News President William Ruto during the State of Nation Address in Parliament on November 20, 2025. Photo by PPU

By Andrew Mbuva 

President William Ruto has outlined an ambitious KSh 5 trillion blueprint he says will position Kenya on an irreversible path toward “first world status,” anchored on four bold national priorities spanning human capital development, energy expansion, food security, and world-class transport infrastructure.

Addressing Parliament during the State of the Nation Address yesterday, President Ruto said the plan represents “the next frontier of our national transformation—one that demands vision, discipline, and bold investments that will pay dividends for generations.”

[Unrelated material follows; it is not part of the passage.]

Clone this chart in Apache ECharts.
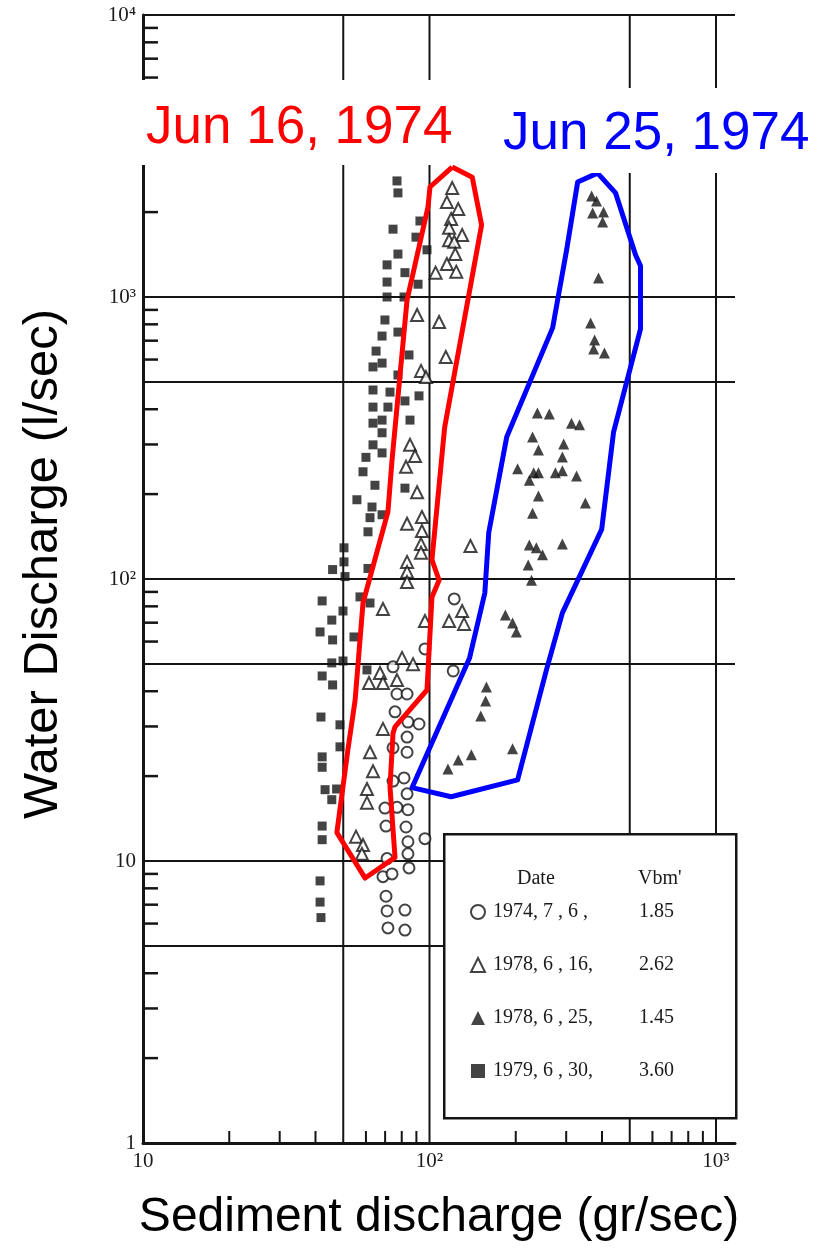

At the heart of the strategy is a shift toward a knowledge-driven economy. The President announced the creation of a new State Department for Science, Research, and Innovation, with a pledge to increase research funding from the current 0.8% to 2% of GDP—amounting to KSh 1 trillion over the next decade.

“We must invest in the creativity and ingenuity of our people. This is the foundation upon which global competitiveness is built,” Ruto said. The government will promote STEM education, innovation hubs, and enterprise creation to stimulate a thriving knowledge economy capable of creating high-quality jobs.

To eliminate the country’s heavy dependence on imports—especially food—the President unveiled a plan to transform agricultural productivity by constructing 50 mega dams, 200 medium dams, and thousands of micro-dams.

This water infrastructure will support the irrigation of 2.5 million acres, significantly reducing the KSh 500 billion annual food import bill. Ruto said the goal is to “secure our food sovereignty” and convert Kenya from a net importer to a competitive exporter of agricultural products.

Ruto also announced a transformative energy agenda that seeks to generate an additional 10,000 megawatts of electricity within seven years. The expansion will draw from geothermal, wind, solar, hydro, and—eventually—nuclear power.

“This energy will power our industries, advance e-mobility, and attract global data centres seeking reliable green energy,” he said, underscoring Kenya’s ambition to become Africa’s clean-energy hub.

To boost trade, manufacturing, and connectivity, the President revealed a massive transport network expansion. The plan includes 2,500 kilometres of highway dualing and the tarmacking of 28,000 kilometres of roads across the country.

Major projects set for execution include the Rironi–Naivasha–Nakuru–Mau Summit dualing, the Machakos–Mariakani corridor, and the Mau Summit–Kericho–Kisumu route. In aviation and maritime sectors, Jomo Kenyatta International Airport (JKIA) and the ports of Mombasa and Lamu will undergo modernisation through public-private partnerships.

Additionally, Ruto announced that the Standard Gauge Railway (SGR) extension from Naivasha to Kisumu and onwards to Malaba will commence in January 2026—a move expected to dramatically cut cargo movement costs and integrate the region’s logistics.

To actualise the multitrillion-shilling dream without worsening national debt, the President unveiled two major funding instruments.

First is the National Infrastructure Fund, which will ring-fence all privatisation proceeds for development projects and deploy them with a 1:10 leverage ratio. “We want to attract pension funds, private equity, and sovereign investors, using models that have succeeded in nations like Singapore and Australia,” Ruto said, citing Temasek and Australia’s Future Fund as benchmarks.

Second is the establishment of a Sovereign Wealth Fund, sourced from natural resource royalties and privatisation receipts. The Fund will focus on savings, stabilisation, and infrastructure investment, ensuring what Ruto called “true intergenerational equity.”